Are you in the market to acquire some new, nonscary techniques? This book is for you. And if you like or have to cook but are nonplussed by humdrum spaghetti and meatballs, banal baked potatoes, Toll House–ish chocolate chip cookies, down-the-line mac and cheese, or boxed brownies, this is your cookbook, too.
My hope is that you’ll acquire some essential, adaptable skills and learn how to apply them with imagination. Ultimately, I want to show you that if your main ingredients get along, you can trust them—and yourself—to produce something you’ll want to eat.

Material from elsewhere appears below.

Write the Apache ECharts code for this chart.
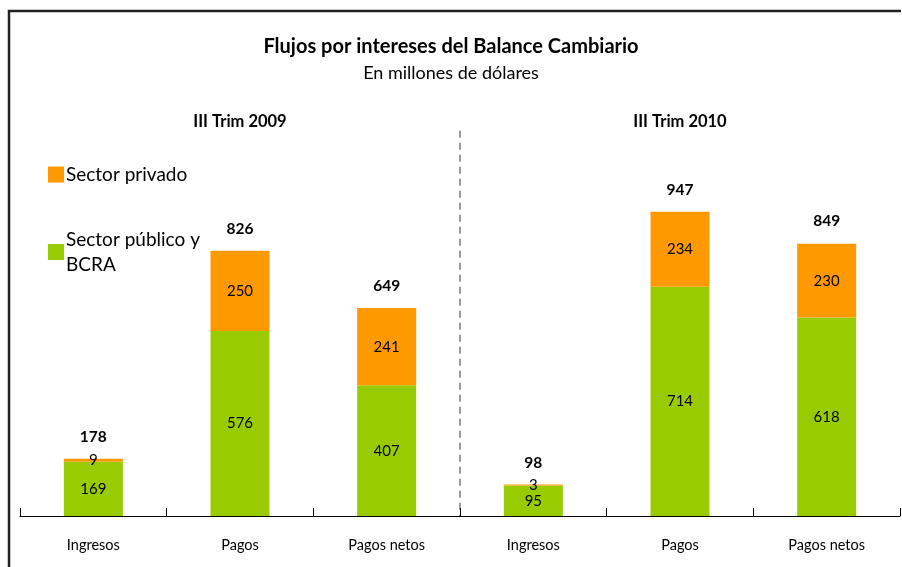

In a way, Kitchen Remix is as much about defining a style of home cooking that feels relevant to our lives today as it is about answering that timeless question: what do I want to eat?
Charlotte Druckman is a journalist, food writer, and the creator of Food52's Tournament of Cookbooks (aka the Piglet). She conceived and edited the collection Women on Food, is the author of Skirt Steak: Women Chefs on Standing the Heat and Staying in the Kitchen and Stir, Sizzle, Bake, and coauthor of Anita Lo's Cooking Without Borders. She lives in New York City.